ChemSchematicResolver is an open-source python package for automatically extracting chemical structures from schematic diagrams.
Check out the documentation to get started, or look below to see how it works.
Figure captions within scientific documents are mined with ChemDataExtractor to identify Figures that might contain chemical schematic diagrams.
ChemSchematicResolver uses ChemDataExtractor to automatically detect relevant images from within Figures of a given HTML or XML document. The images for these Figures are downloaded locally for extraction.
Chemical schematic diagrams and text labels are identified, classified and assigned to each other.

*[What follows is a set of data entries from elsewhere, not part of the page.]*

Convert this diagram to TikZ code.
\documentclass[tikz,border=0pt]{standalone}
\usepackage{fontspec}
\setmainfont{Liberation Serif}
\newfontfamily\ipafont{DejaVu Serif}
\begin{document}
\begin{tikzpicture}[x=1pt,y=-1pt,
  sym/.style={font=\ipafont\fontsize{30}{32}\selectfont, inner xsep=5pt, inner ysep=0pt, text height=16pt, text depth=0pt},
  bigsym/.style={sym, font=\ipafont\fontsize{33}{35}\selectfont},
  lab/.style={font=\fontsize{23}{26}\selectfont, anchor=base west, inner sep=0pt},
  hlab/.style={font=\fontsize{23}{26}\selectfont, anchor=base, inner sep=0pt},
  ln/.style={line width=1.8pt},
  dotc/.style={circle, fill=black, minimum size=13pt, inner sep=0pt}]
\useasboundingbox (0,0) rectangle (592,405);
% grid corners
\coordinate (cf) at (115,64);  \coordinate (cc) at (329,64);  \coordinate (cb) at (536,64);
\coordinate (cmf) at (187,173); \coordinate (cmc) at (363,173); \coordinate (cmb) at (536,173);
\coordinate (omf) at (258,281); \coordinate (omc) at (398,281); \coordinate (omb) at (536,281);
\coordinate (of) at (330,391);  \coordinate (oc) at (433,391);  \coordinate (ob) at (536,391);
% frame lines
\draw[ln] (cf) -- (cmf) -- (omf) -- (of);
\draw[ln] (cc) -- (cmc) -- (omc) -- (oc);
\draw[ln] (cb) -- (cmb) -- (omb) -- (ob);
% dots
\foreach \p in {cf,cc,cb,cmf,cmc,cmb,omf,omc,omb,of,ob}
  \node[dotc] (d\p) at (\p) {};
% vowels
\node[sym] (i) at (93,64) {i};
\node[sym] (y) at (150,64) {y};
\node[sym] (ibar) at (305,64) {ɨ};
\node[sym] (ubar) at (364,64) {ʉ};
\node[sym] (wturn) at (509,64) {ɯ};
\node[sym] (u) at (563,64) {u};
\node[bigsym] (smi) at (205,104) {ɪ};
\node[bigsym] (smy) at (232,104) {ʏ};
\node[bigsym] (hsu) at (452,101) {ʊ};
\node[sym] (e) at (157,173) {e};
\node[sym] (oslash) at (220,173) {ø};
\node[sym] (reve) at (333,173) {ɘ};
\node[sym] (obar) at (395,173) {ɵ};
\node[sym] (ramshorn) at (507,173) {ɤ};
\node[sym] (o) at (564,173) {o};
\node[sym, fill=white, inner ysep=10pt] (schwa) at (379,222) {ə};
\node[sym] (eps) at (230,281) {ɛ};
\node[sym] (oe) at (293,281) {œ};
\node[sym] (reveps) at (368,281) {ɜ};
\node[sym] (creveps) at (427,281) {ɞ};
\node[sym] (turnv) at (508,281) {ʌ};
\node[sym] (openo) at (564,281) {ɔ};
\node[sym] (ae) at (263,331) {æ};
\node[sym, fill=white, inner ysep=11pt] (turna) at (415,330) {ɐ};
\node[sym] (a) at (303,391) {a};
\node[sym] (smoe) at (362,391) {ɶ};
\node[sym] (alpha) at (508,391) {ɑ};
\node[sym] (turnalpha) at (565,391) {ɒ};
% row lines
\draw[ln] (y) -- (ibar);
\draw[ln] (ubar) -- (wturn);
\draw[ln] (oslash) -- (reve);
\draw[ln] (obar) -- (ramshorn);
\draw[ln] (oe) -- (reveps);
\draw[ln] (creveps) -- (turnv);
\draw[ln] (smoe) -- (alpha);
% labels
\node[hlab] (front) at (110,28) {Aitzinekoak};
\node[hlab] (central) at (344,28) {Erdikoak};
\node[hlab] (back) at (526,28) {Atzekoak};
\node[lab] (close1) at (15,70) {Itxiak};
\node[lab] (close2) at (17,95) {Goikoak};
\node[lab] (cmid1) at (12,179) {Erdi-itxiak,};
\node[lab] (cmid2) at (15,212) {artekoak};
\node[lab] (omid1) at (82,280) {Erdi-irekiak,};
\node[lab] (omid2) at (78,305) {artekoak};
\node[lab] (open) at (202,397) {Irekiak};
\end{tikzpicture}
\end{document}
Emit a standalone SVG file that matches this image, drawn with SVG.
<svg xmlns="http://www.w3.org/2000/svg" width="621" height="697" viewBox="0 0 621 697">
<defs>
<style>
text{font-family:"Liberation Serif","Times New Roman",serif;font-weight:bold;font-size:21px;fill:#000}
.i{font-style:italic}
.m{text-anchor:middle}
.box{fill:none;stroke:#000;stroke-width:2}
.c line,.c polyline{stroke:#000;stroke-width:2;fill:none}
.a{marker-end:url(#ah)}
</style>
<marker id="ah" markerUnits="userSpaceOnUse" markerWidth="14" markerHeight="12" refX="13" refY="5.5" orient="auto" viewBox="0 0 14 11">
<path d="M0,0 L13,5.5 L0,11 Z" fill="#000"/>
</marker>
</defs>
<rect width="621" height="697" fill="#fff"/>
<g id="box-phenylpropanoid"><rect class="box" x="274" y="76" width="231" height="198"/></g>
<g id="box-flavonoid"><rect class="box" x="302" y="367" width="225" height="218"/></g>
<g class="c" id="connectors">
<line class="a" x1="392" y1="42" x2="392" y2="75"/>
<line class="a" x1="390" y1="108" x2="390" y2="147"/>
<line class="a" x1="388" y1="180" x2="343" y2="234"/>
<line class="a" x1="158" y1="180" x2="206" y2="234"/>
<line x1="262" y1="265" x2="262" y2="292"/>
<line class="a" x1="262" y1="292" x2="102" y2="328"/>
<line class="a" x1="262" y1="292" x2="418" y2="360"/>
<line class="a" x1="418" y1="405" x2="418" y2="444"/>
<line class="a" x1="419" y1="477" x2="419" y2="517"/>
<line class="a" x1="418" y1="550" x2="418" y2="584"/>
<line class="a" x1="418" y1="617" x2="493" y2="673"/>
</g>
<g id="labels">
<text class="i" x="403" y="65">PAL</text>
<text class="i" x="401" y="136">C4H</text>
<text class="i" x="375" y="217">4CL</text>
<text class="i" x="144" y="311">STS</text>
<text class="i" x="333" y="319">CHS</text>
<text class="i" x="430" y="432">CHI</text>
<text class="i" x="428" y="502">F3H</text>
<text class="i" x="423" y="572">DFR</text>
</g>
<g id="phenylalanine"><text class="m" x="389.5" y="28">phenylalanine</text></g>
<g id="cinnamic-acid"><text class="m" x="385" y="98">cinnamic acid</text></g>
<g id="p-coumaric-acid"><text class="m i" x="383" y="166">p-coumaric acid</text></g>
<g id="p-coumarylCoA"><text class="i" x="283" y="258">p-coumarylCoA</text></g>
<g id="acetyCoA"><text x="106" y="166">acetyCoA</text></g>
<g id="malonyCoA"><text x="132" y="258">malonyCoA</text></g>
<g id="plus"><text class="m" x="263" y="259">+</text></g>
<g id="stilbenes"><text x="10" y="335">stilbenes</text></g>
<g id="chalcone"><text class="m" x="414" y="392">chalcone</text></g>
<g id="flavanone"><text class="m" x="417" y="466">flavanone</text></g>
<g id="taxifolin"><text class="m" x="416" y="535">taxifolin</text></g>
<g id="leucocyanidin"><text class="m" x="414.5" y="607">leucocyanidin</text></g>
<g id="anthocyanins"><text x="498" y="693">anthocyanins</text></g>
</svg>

First, the image is sub-divided into regions of interest.
Small gaps in the image are blurred over to ensure that each region contains all features in the near vicinity.

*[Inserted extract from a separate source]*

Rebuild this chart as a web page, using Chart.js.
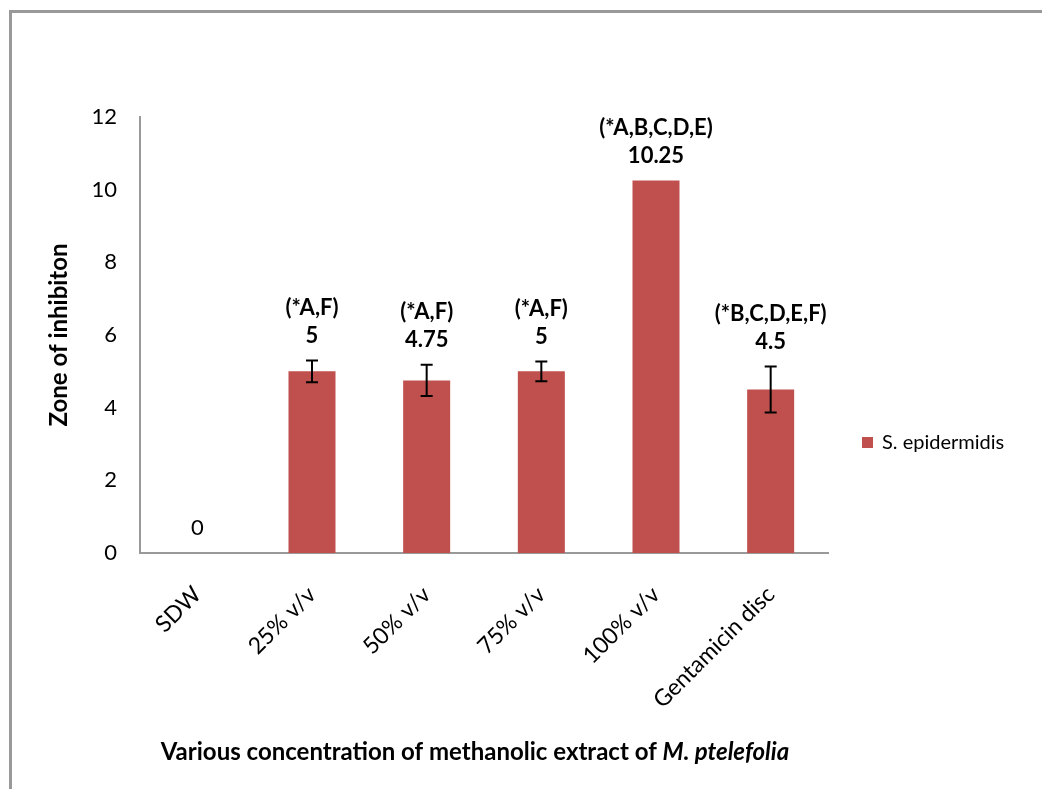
<!DOCTYPE html>
<html>
<head>
<meta charset="utf-8">
<script src="https://cdn.jsdelivr.net/npm/chart.js@4/dist/chart.umd.min.js"></script>
<style>
    html, body { margin: 0; padding: 0; background: #fff; }
    #wrap { position: relative; width: 1042px; height: 789px; }
    #frame {
        position: absolute; left: 9px; top: 10px; right: 0; bottom: 0;
        border-left: 3px solid #999; border-top: 3px solid #999;
        pointer-events: none;
    }
</style>
</head>
<body>
<div id="wrap">
    <canvas id="chart" width="1042" height="789"></canvas>
    <div id="frame"></div>
</div>
<script>
const categories = ["SDW", "25% v/v", "50% v/v", "75% v/v", "100% v/v", "Gentamicin disc"];
const zoneValues = [0, 5, 4.75, 5, 10.25, 4.5];
const errorValues = [0, 0.3, 0.43, 0.27, 0, 0.63];
const significance = ["", "(*A,F)", "(*A,F)", "(*A,F)", "(*A,B,C,D,E)", "(*B,C,D,E,F)"];
const seriesName = "S. epidermidis";
const yMin = 0;
const yMax = 12;
const yStep = 2;

const barColor = "#C0504D";
const fontFamily = "Lato, 'Open Sans', sans-serif";

// error bars, value labels, legend and axis title drawn on top
const extrasPlugin = {
    id: "extras",
    afterDatasetsDraw(chart) {
        const ctx = chart.ctx;
        const x = chart.scales.x;
        const y = chart.scales.y;
        const meta = chart.getDatasetMeta(0);

        ctx.save();
        ctx.strokeStyle = "#000";
        ctx.lineWidth = 2;
        meta.data.forEach((bar, i) => {
            const err = errorValues[i];
            if (!err) return;
            const top = y.getPixelForValue(zoneValues[i] + err);
            const bottom = y.getPixelForValue(zoneValues[i] - err);
            ctx.beginPath();
            ctx.moveTo(bar.x, top);
            ctx.lineTo(bar.x, bottom);
            ctx.moveTo(bar.x - 6, top);
            ctx.lineTo(bar.x + 6, top);
            ctx.moveTo(bar.x - 6, bottom);
            ctx.lineTo(bar.x + 6, bottom);
            ctx.stroke();
        });

        ctx.fillStyle = "#000";
        ctx.textAlign = "center";
        ctx.textBaseline = "middle";
        meta.data.forEach((bar, i) => {
            const v = zoneValues[i];
            const lineY = y.getPixelForValue(v + errorValues[i]) - 25;
            ctx.font = (v === 0 ? "normal" : "bold") + " 22px " + fontFamily;
            ctx.fillText(String(v), bar.x, lineY);
            if (significance[i]) {
                ctx.fillText(significance[i], bar.x, lineY - 28);
            }
        });

        // legend
        ctx.fillStyle = barColor;
        ctx.fillRect(862, 437, 11, 11);
        ctx.fillStyle = "#000";
        ctx.textAlign = "left";
        ctx.font = "20px " + fontFamily;
        ctx.fillText(seriesName, 882, 443);

        // x axis title with italic species name
        const part1 = "Various concentration of methanolic extract of ";
        const part2 = "M. ptelefolia";
        ctx.font = "bold 24px " + fontFamily;
        const w1 = ctx.measureText(part1).width;
        ctx.font = "italic bold 24px " + fontFamily;
        const w2 = ctx.measureText(part2).width;
        const startX = (x.left + x.right) / 2 - 9 - (w1 + w2) / 2;
        ctx.font = "bold 24px " + fontFamily;
        ctx.fillText(part1, startX, 752);
        ctx.font = "italic bold 24px " + fontFamily;
        ctx.fillText(part2, startX + w1, 752);
        ctx.restore();
    }
};

new Chart(document.getElementById("chart"), {
    type: "bar",
    data: {
        labels: categories,
        datasets: [{
            label: seriesName,
            data: zoneValues,
            backgroundColor: barColor,
            borderWidth: 0,
            categoryPercentage: 1,
            barPercentage: 0.41
        }]
    },
    options: {
        responsive: false,
        animation: false,
        events: [],
        layout: {
            padding: { left: 13, top: 117, right: 214, bottom: 0 }
        },
        plugins: {
            legend: { display: false },
            tooltip: { enabled: false }
        },
        scales: {
            x: {
                grid: { display: false, drawTicks: false },
                border: { display: true, color: "#999", width: 2 },
                ticks: {
                    color: "#000",
                    font: { family: fontFamily, size: 23 },
                    maxRotation: 45,
                    minRotation: 45,
                    padding: 28
                },
                afterFit(scale) { scale.height = 789 - 553; }
            },
            y: {
                min: yMin,
                max: yMax,
                grid: { display: false, drawTicks: false },
                border: { display: true, color: "#999", width: 2 },
                ticks: {
                    stepSize: yStep,
                    color: "#000",
                    font: { family: fontFamily, size: 22 },
                    padding: 23
                },
                title: {
                    display: true,
                    text: "Zone of inhibiton",
                    color: "#000",
                    font: { family: fontFamily, size: 24, weight: "bold" },
                    padding: { top: 32, bottom: 0 }
                },
                afterFit(scale) { scale.width = 140 - 13; }
            }
        }
    },
    plugins: [extrasPlugin]
});
</script>
</body>
</html>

The connected paths of these blurred pixels are then used to locate the regions of interest.
The regions of interest are classified as labels or diagrams using a k-means clustering algorithm.
Diagrams and labels are paired up via a proximity-driven algorithm.
The pairs are shown in the same colour.
Next, diagrams and labels are resolved into a machine-readable format.
Optical Character Recognition (OCR) is applied to each label to convert it into a text string, which is then tokenized.
R-group structures use variables (such as R) in place of certain atoms in the chemical diagram. The values that R can take are described in the label.
Resolved labels are scanned for features that indicate R-group structures, and the relevant values are extracted by ChemSchematicResolver.